Given information:
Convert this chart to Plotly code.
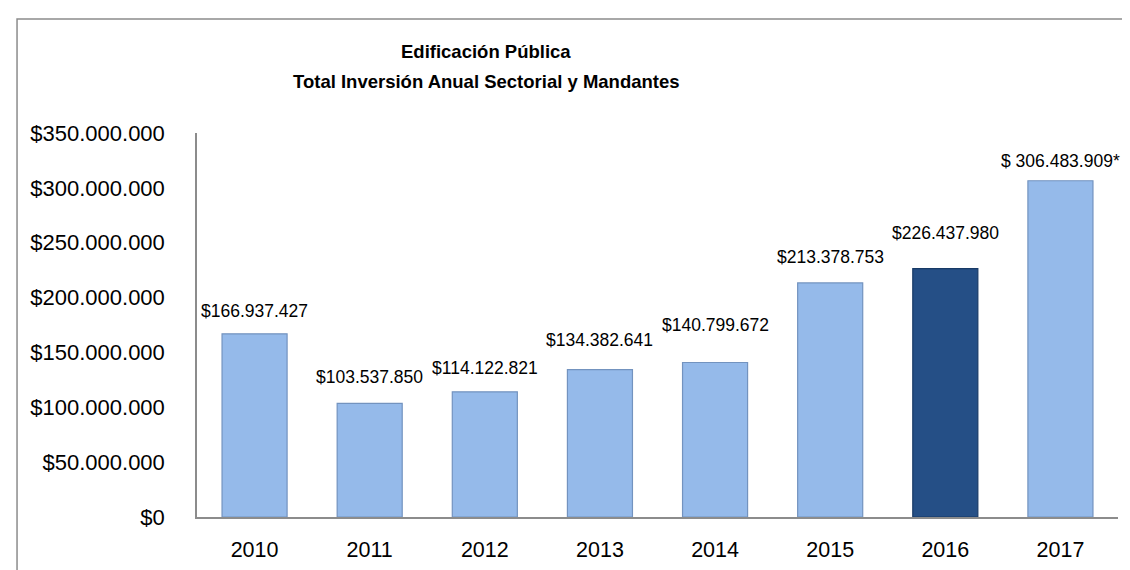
import plotly.graph_objects as go

# ---- data ----
years = [2010, 2011, 2012, 2013, 2014, 2015, 2016, 2017]
inversion = [166937427, 103537850, 114122821, 134382641, 140799672, 213378753, 226437980, 306483909]
highlight_year = 2016
y_tick_values = [0, 50000000, 100000000, 150000000, 200000000, 250000000, 300000000, 350000000]
y_tick_labels = ["$0", "$50.000.000", "$100.000.000", "$150.000.000", "$200.000.000",
                 "$250.000.000", "$300.000.000", "$350.000.000"]
bar_labels = ["$166.937.427", "$103.537.850", "$114.122.821", "$134.382.641",
              "$140.799.672", "$213.378.753", "$226.437.980", "$ 306.483.909*"]
title_lines = ["Edificación Pública", "Total Inversión Anual Sectorial y Mandantes"]

# ---- styling (kept separate from data) ----
label_gap_px = [14, 17, 15, 21, 29, 17, 27, 11]
LIGHT = "#95BAEA"
DARK = "#254F86"
FONT = "Liberation Sans"

colors = [DARK if y == highlight_year else LIGHT for y in years]
line_colors = ["#183A66" if y == highlight_year else "#7393BF" for y in years]

fig = go.Figure()
fig.add_trace(
    go.Bar(
        x=years,
        y=inversion,
        width=0.565,
        marker=dict(color=colors, line=dict(color=line_colors, width=1.2)),
    )
)

annotations = []
for y, v, t, g in zip(years, inversion, bar_labels, label_gap_px):
    annotations.append(
        dict(
            x=y, y=v, xref="x", yref="y", text=t, showarrow=False,
            yanchor="bottom", yshift=g - 3,
            font=dict(family=FONT, size=17.5, color="#000000"),
        )
    )

for line, ypos in zip(title_lines, [1.211, 1.133]):
    annotations.append(
        dict(
            x=0.3138, y=ypos, xref="paper", yref="paper", text="<b>" + line + "</b>",
            showarrow=False, xanchor="center", yanchor="middle",
            font=dict(family=FONT, size=18.5, color="#000000"),
        )
    )

fig.update_layout(
    width=1130,
    height=570,
    paper_bgcolor="white",
    plot_bgcolor="white",
    margin=dict(l=189, r=20, t=125, b=61),
    showlegend=False,
    font=dict(family=FONT, color="#000000"),
    annotations=annotations,
    shapes=[
        dict(
            type="rect", xref="paper", yref="paper",
            x0=-0.1954, x1=1.1, y0=-0.3, y1=1.2969,
            line=dict(color="#8C8C8C", width=1.5),
            layer="below",
        )
    ],
    xaxis=dict(
        range=[years[0] - 0.5, years[-1] + 0.5],
        tickmode="array", tickvals=years, ticktext=[str(y) for y in years],
        showline=True, linecolor="#8C8C8C", linewidth=1.5,
        showgrid=False, zeroline=False,
        ticks="outside", ticklen=12, tickcolor="rgba(0,0,0,0)",
        tickfont=dict(family=FONT, size=21.5, color="#000000"),
    ),
    yaxis=dict(
        range=[0, 350000000],
        tickmode="array", tickvals=y_tick_values, ticktext=y_tick_labels,
        showline=True, linecolor="#8C8C8C", linewidth=1.5,
        showgrid=False, zeroline=False,
        ticks="outside", ticklen=26, tickcolor="rgba(0,0,0,0)",
        tickfont=dict(family=FONT, size=22, color="#000000"),
    ),
)

fig.write_html("out.html")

The exercise:
Return each line from the material above exactly, but not the pictures.

Solution to this problem:
Convert this chart to Plotly code.
import plotly.graph_objects as go

# ---- data ----
years = [2010, 2011, 2012, 2013, 2014, 2015, 2016, 2017]
inversion = [166937427, 103537850, 114122821, 134382641, 140799672, 213378753, 226437980, 306483909]
highlight_year = 2016
y_tick_values = [0, 50000000, 100000000, 150000000, 200000000, 250000000, 300000000, 350000000]
y_tick_labels = ["$0", "$50.000.000", "$100.000.000", "$150.000.000", "$200.000.000",
                 "$250.000.000", "$300.000.000", "$350.000.000"]
bar_labels = ["$166.937.427", "$103.537.850", "$114.122.821", "$134.382.641",
              "$140.799.672", "$213.378.753", "$226.437.980", "$ 306.483.909*"]
title_lines = ["Edificación Pública", "Total Inversión Anual Sectorial y Mandantes"]

# ---- styling (kept separate from data) ----
label_gap_px = [14, 17, 15, 21, 29, 17, 27, 11]
LIGHT = "#95BAEA"
DARK = "#254F86"
FONT = "Liberation Sans"

colors = [DARK if y == highlight_year else LIGHT for y in years]
line_colors = ["#183A66" if y == highlight_year else "#7393BF" for y in years]

fig = go.Figure()
fig.add_trace(
    go.Bar(
        x=years,
        y=inversion,
        width=0.565,
        marker=dict(color=colors, line=dict(color=line_colors, width=1.2)),
    )
)

annotations = []
for y, v, t, g in zip(years, inversion, bar_labels, label_gap_px):
    annotations.append(
        dict(
            x=y, y=v, xref="x", yref="y", text=t, showarrow=False,
            yanchor="bottom", yshift=g - 3,
            font=dict(family=FONT, size=17.5, color="#000000"),
        )
    )

for line, ypos in zip(title_lines, [1.211, 1.133]):
    annotations.append(
        dict(
            x=0.3138, y=ypos, xref="paper", yref="paper", text="<b>" + line + "</b>",
            showarrow=False, xanchor="center", yanchor="middle",
            font=dict(family=FONT, size=18.5, color="#000000"),
        )
    )

fig.update_layout(
    width=1130,
    height=570,
    paper_bgcolor="white",
    plot_bgcolor="white",
    margin=dict(l=189, r=20, t=125, b=61),
    showlegend=False,
    font=dict(family=FONT, color="#000000"),
    annotations=annotations,
    shapes=[
        dict(
            type="rect", xref="paper", yref="paper",
            x0=-0.1954, x1=1.1, y0=-0.3, y1=1.2969,
            line=dict(color="#8C8C8C", width=1.5),
            layer="below",
        )
    ],
    xaxis=dict(
        range=[years[0] - 0.5, years[-1] + 0.5],
        tickmode="array", tickvals=years, ticktext=[str(y) for y in years],
        showline=True, linecolor="#8C8C8C", linewidth=1.5,
        showgrid=False, zeroline=False,
        ticks="outside", ticklen=12, tickcolor="rgba(0,0,0,0)",
        tickfont=dict(family=FONT, size=21.5, color="#000000"),
    ),
    yaxis=dict(
        range=[0, 350000000],
        tickmode="array", tickvals=y_tick_values, ticktext=y_tick_labels,
        showline=True, linecolor="#8C8C8C", linewidth=1.5,
        showgrid=False, zeroline=False,
        ticks="outside", ticklen=26, tickcolor="rgba(0,0,0,0)",
        tickfont=dict(family=FONT, size=22, color="#000000"),
    ),
)

fig.write_html("out.html")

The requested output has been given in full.